US nuclear negotiator Christopher Hill told Japan's public broadcaster NHK in Seoul: "I think we can talk about the energy assistance, but what needs to be discussed really and what needs to be resolved is to get moving on the implementation of denuclearisation."
Japan's Kyodo news agency reported, citing unnamed government sources, that Japan had decided to refuse food and energy aid to North Korea without a guarantee that the abduction issue would be resolved, even if major progress was made at the six-party nuclear talks on other issues.
North Korea admitted in 2002 that Pyongyang agents had abducted 13 Japanese in the 1970s and 1980s to train spies. It returned five of them to Japan along with their families and said the other eight had died.
But Japan believes they are still alive and suspects more Japanese nationals were kidnapped and are being kept under wraps because they know too many secrets.
The multilateral disarmament talks are set to resume on February 8 in Beijing.
Under a 1994 energy agreement, Washington promised to provide 500,000 tons of oil a year until two nuclear power plants were completed in North Korea, in a deal aimed at freezing the North's nuclear weapons activity.
But the project fell apart after the United States in October 2002 said Pyongyang had admitted running a secret uranium enrichment programme in violation of the deal.
earlier related report
NKorea depending more on China trade since nuclear test: official
Seoul (AFP) Feb 2 – North Korea has become increasingly dependent on trade with China after other nations restricted dealings following its nuclear test, a South Korean government official said Friday. The official confirmed a report by Yonhap news agency that two-way trade between China and the North had risen 21.6 percent year-on-year over the past few months.
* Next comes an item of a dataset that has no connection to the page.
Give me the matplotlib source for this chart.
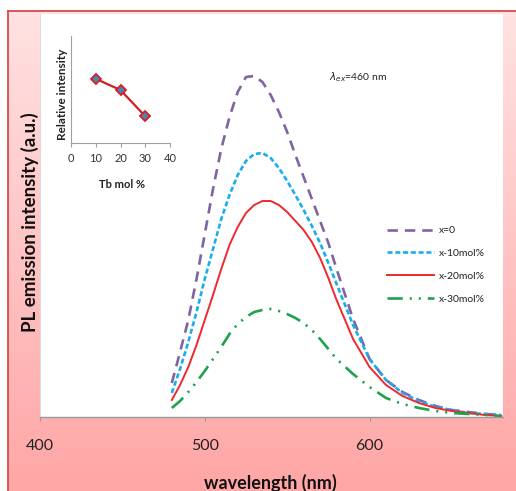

In the three months since the October test, "North Korea's dependence on China in terms of trade increased sharply," the agency quoted an unidentified official as saying.
Another source said that from October to November 2006, the trade volume between North Korea and Japan declined 75 percent year-on-year to 7.9 million dollars.
Japan reacted more strongly than any other nation to the North's missile launches in July and subsequent nuclear test. In addition to weapons-related sanctions ordered by the United Nations, it banned North Korean goods and citizens from entering the country and barred its ships from Japanese ports.
Trade between North Korea and China rose 7.5 percent year-on-year for the whole of 2006 to 1.69 billion dollars, while trade between North Korea and Japan decreased 34 percent to 119 million dollars in the first 11 months of last year, the source said.
China is the main economic lifeline for impoverished North Korea, accounting for 40 percent of its trade as of early last year. It supported the UN sanctions against its neighbour but has not imposed any bilateral restrictions.
The source also highlighted the impact which separate US financial curbs are having on the North.
"North Korea can make financial dealings only via Russia and a few other countries because it has a lot of trouble in doing financial transactions and wooing investments since the United States imposed financial sanctions on the North in September 2005," he said.
The US blacklisted Macau's Banco Delta Asia that month, effectively freezing North Korean accounts totalling 24 million dollars there. It said it suspected the funds were the proceeds of money-laundering and counterfeiting.
The freeze has become linked to multinational efforts to negotiate an end to the North's nuclear programme. Talks on the banking curbs in Beijing this week failed to resolve the dispute.